Diffusion Models — Local AI Guide

The core idea: reverse noise

During training, a diffusion model learns a peculiar skill: how to take a noisy image and make it slightly less noisy. To train this, researchers took millions of real images and progressively added random noise until each image became pure static. The model learned to reverse each step.

At generation time, the process is run in reverse: start with pure noise, apply the model's "denoise by one step" skill repeatedly, and a coherent image emerges. Your text prompt guides every step.

What is the "latent space"?

Modern diffusion models don't work in full pixel space — that would be computationally prohibitive. Instead they operate in a compressed representation called the latent space. An encoder squishes a 512×512 image into a small 64×64 grid of abstract numbers. The diffusion happens there. At the end, a decoder expands it back to full resolution. This is the "latent" in Latent Diffusion Models — which is what Stable Diffusion and Flux are.
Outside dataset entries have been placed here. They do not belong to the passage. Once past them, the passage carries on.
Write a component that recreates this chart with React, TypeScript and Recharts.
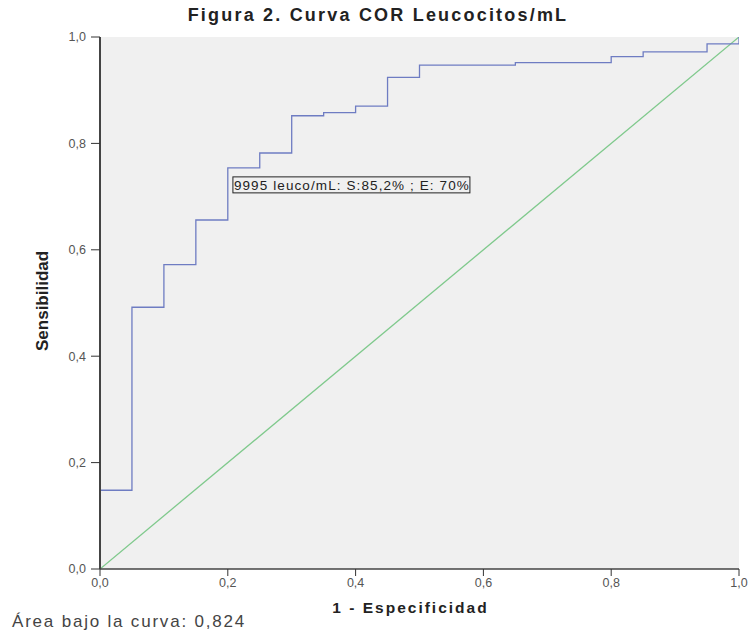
import React from "react";
import {
  LineChart,
  Line,
  XAxis,
  YAxis,
  CartesianGrid,
  ReferenceDot,
} from "recharts";

// 1 - especificidad / sensibilidad
const FPR = [0, 0, 0.05, 0.1, 0.15, 0.2, 0.25, 0.3, 0.35, 0.4, 0.45, 0.5, 0.65, 0.8, 0.85, 0.95, 1.0];
const TPR = [0, 0.148, 0.492, 0.572, 0.656, 0.754, 0.782, 0.852, 0.858, 0.87, 0.924, 0.947, 0.952, 0.963, 0.972, 0.987, 1.0];

const DIAGONAL = [
  { x: 0, y: 0 },
  { x: 1, y: 1 },
];

const TICKS = [0, 0.2, 0.4, 0.6, 0.8, 1.0];

const CUTOFF = { x: 0.208, y: 0.707, text: "9995 leuco/mL: S:85,2% ; E: 70%" };

const rocData = FPR.map((x, i) => ({ x, y: TPR[i] }));

const fmt = (v: number) => v.toFixed(1).replace(".", ",");

const FONT = "Liberation Sans, Arial, sans-serif";
const tickStyle = { fontSize: 12.5, fill: "#555", fontFamily: FONT };

function CutoffLabel(props: any) {
  const { cx, cy } = props;
  const w = 237;
  const h = 16;
  return (
    <g>
      <rect x={cx} y={cy - h} width={w} height={h} fill="#f0f0f0" stroke="#222" strokeWidth={1} />
      <text
        x={cx + 1}
        y={cy - 3}
        fontSize={13.5}
        letterSpacing={1.1}
        fill="#222"
        fontFamily={FONT}
      >
        {CUTOFF.text}
      </text>
    </g>
  );
}

export default function App() {
  return (
    <div
      style={{
        position: "absolute",
        left: 0,
        top: 0,
        width: 751,
        height: 632,
        background: "#fff",
        fontFamily: FONT,
      }}
    >
      <div
        style={{
          position: "absolute",
          left: 0,
          width: 756,
          top: 5,
          textAlign: "center",
          fontSize: 18,
          fontWeight: "bold",
          letterSpacing: 2.2,
          color: "#222",
        }}
      >
        Figura 2. Curva COR Leucocitos/mL
      </div>
      <div
        style={{
          position: "absolute",
          left: 12,
          top: 612,
          fontSize: 17,
          letterSpacing: 1.8,
          color: "#444",
        }}
      >
        Área bajo la curva: 0,824
      </div>
      <LineChart
        width={751}
        height={632}
        margin={{ top: 37, right: 12, bottom: 33, left: 0 }}
      >
        <CartesianGrid
          horizontal={false}
          vertical={false}
          fill="#f0f0f0"
          stroke="none"
        />
        <XAxis
          type="number"
          dataKey="x"
          domain={[0, 1]}
          ticks={TICKS}
          tickFormatter={fmt}
          height={30}
          tick={tickStyle}
          tickSize={7}
          tickLine={{ stroke: "#333" }}
          axisLine={{ stroke: "#444", strokeWidth: 1.5 }}
          allowDataOverflow
          label={{
            value: "1 - Especificidad",
            position: "insideBottom",
            offset: -14,
            dx: -9,
            style: { fontSize: 15.5, fontWeight: "bold", fill: "#222", letterSpacing: 2 },
          }}
        />
        <YAxis
          type="number"
          domain={[0, 1]}
          ticks={TICKS}
          tickFormatter={fmt}
          width={100}
          tick={{ ...tickStyle, dx: -3 }}
          tickSize={9}
          tickLine={{ stroke: "#333" }}
          axisLine={{ stroke: "#444", strokeWidth: 2 }}
          allowDataOverflow
          label={{
            value: "Sensibilidad",
            angle: -90,
            position: "insideLeft",
            offset: 42,
            dy: 48,
            style: {
              fontSize: 17,
              fontWeight: "bold",
              fill: "#222",
              fontFamily: "Liberation Sans Narrow, Arial Narrow, sans-serif",
            },
          }}
        />
        <XAxis xAxisId="top" orientation="top" type="number" domain={[0, 1]} tick={false} tickLine={false} height={0} axisLine={{ stroke: "#666", strokeWidth: 1.5 }} />
        <YAxis yAxisId="right" orientation="right" type="number" domain={[0, 1]} tick={false} tickLine={false} width={0} axisLine={{ stroke: "#555", strokeWidth: 1.5 }} />
        <Line
          data={DIAGONAL}
          dataKey="y"
          type="linear"
          stroke="#7fc98c"
          strokeWidth={1.3}
          dot={false}
          isAnimationActive={false}
        />
        <Line
          data={rocData}
          dataKey="y"
          type="stepAfter"
          stroke="#6e7cc2"
          strokeWidth={1.3}
          dot={false}
          isAnimationActive={false}
        />
        <ReferenceDot
          x={CUTOFF.x}
          y={CUTOFF.y}
          r={0}
          shape={CutoffLabel}
          ifOverflow="visible"
        />
      </LineChart>
    </div>
  );
}
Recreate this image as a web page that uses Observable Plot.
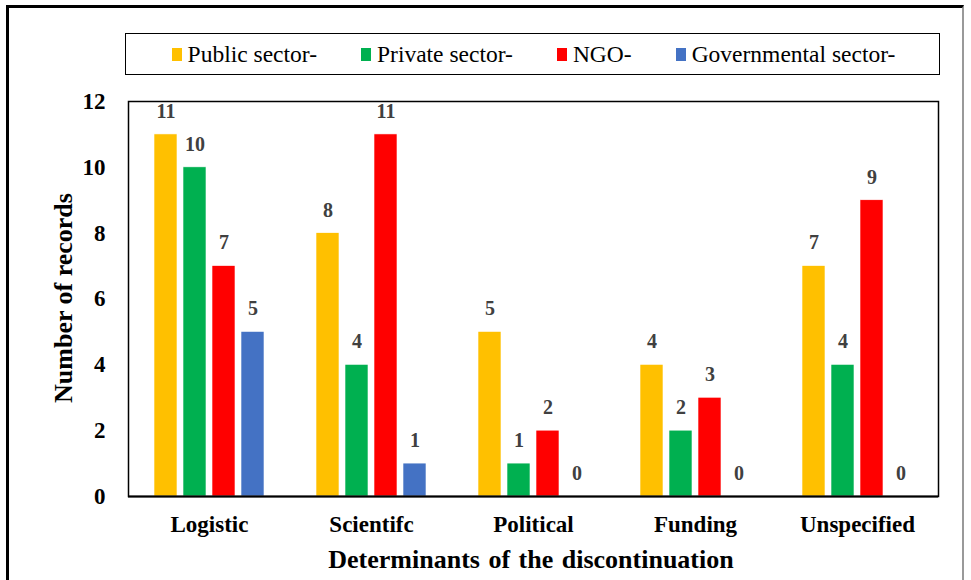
<!DOCTYPE html>
<html>
<head>
<meta charset="utf-8">
<script src="https://cdn.jsdelivr.net/npm/d3@7"></script>
<script src="https://cdn.jsdelivr.net/npm/@observablehq/plot@0.6"></script>
<style>
  body { margin: 0; background: #fff; }
  #page { position: relative; width: 971px; height: 580px; overflow: hidden; background: #fff; font-family: "Liberation Serif", "Times New Roman", serif; }
  #outer { position: absolute; left: 6px; top: 5px; width: 958px; height: 620px; border-left: 3px solid #000; border-top: 3px solid #000; border-right: 2px solid #999; box-sizing: border-box; }
  #legend { position: absolute; left: 125px; top: 33px; width: 815px; height: 42px; border: 1.5px solid #000; box-sizing: border-box; display: flex; align-items: center; justify-content: center; gap: 44px; font-size: 23.5px; color: #000; padding-left: 2px; }
  .item { display: flex; align-items: center; }
  .sw { display: inline-block; width: 10px; height: 13px; margin-right: 6px; }
  #chart { position: absolute; left: 0; top: 80px; }
  #ytitle { position: absolute; left: 64px; top: 298px; transform: translate(-50%, -50%) rotate(-90deg); font-weight: bold; font-size: 26px; white-space: nowrap; }
  #xtitle { position: absolute; left: 531px; top: 560px; transform: translate(-50%, -50%); font-weight: bold; font-size: 26px; word-spacing: 2px; white-space: nowrap; }
</style>
</head>
<body>
<div id="page">
  <div id="outer"></div>
  <div id="legend"></div>
  <div id="chart"></div>
  <div id="ytitle">Number of records</div>
  <div id="xtitle">Determinants of the discontinuation</div>
</div>
<script>
const categories = ["Logistic", "Scientifc", "Political", "Funding", "Unspecified"];
const series = ["Public sector-", "Private sector-", "NGO-", "Governmental sector-"];
const colors = ["#FFC000", "#00B050", "#FF0000", "#4472C4"];
const publicSector = [11, 8, 5, 4, 7];
const privateSector = [10, 4, 1, 2, 4];
const ngo = [7, 11, 2, 3, 9];
const governmental = [5, 1, 0, 0, 0];
const yTicks = [0, 2, 4, 6, 8, 10, 12];

const valuesBySeries = [publicSector, privateSector, ngo, governmental];
const rows = [];
categories.forEach((c, i) => {
  series.forEach((s, j) => rows.push({category: c, series: s, value: valuesBySeries[j][i]}));
});

// legend
const legend = document.getElementById("legend");
series.forEach((s, j) => {
  const it = document.createElement("span");
  it.className = "item";
  it.innerHTML = `<span class="sw" style="background:${colors[j]}"></span><span>${s}</span>`;
  legend.appendChild(it);
});

const plot = Plot.plot({
  width: 971,
  height: 500,
  marginLeft: 126,
  marginRight: 31,
  marginTop: 21,
  marginBottom: 84,
  style: {fontFamily: "'Liberation Serif', 'Times New Roman', serif", fontWeight: "bold", fontSize: "23px", color: "#000", background: "transparent"},
  fx: {domain: categories, padding: 0, label: null, tickSize: 0, tickPadding: 19, axis: "bottom"},
  x: {domain: series, paddingInner: 0.21, paddingOuter: 0.845, axis: null},
  y: {domain: [0, 12], ticks: yTicks, tickSize: 0, tickPadding: 23, label: null},
  color: {domain: series, range: colors},
  marks: [
    Plot.barY(rows, {fx: "category", x: "series", y: "value", fill: "series", stroke: "#fff", strokeWidth: 0.6}),
    Plot.text(rows, {fx: "category", x: "series", y: "value", text: d => String(d.value), dy: -23, fill: "#404040", fontSize: 20, fontWeight: "bold"}),
    Plot.frame({facet: "super", stroke: "#000", strokeWidth: 1.5}),
    Plot.ruleY([0], {stroke: "#000", strokeWidth: 2})
  ]
});
document.getElementById("chart").appendChild(plot);
</script>
</body>
</html>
How your text prompt guides the image

The prompt is processed by a text encoder (often a model like CLIP or T5) into a sequence of vectors. These vectors are injected into the denoising network at every step via a mechanism called cross-attention. The model learns to move the noisy image toward representations that match the text.

Popular diffusion models you can run locally

Model	Params	Style / strength	Min VRAM
Stable Diffusion XL	3.5B	Versatile, huge ecosystem of LoRAs	6 GB
SD 3.5 Large	8B	Excellent text rendering, photorealism	10 GB
Flux.1 [dev]	12B	Top-tier quality, prompt adherence	12 GB
Flux.1 [schnell]	12B	Same quality, 4× faster (distilled)	12 GB
HiDream	17B	Highly detailed, cinematic	16 GB

How this maps to your RTX / Spark

NVIDIA Tensor Cores are purpose-built for the matrix math that every denoising step requires. An RTX 4060 (8 GB) runs SDXL comfortably. An RTX 4070 Super or 4060 Ti 16GB handles Flux.1. An RTX 4090 or 5090 generates Flux images in seconds instead of tens of seconds.

TensorRT-LLM and TensorRT can compile diffusion models for your specific GPU, often yielding a 2–4× throughput boost over naive inference. The DGX Spark's 128 GB unified memory makes it practical to run multiple large diffusion models side by side.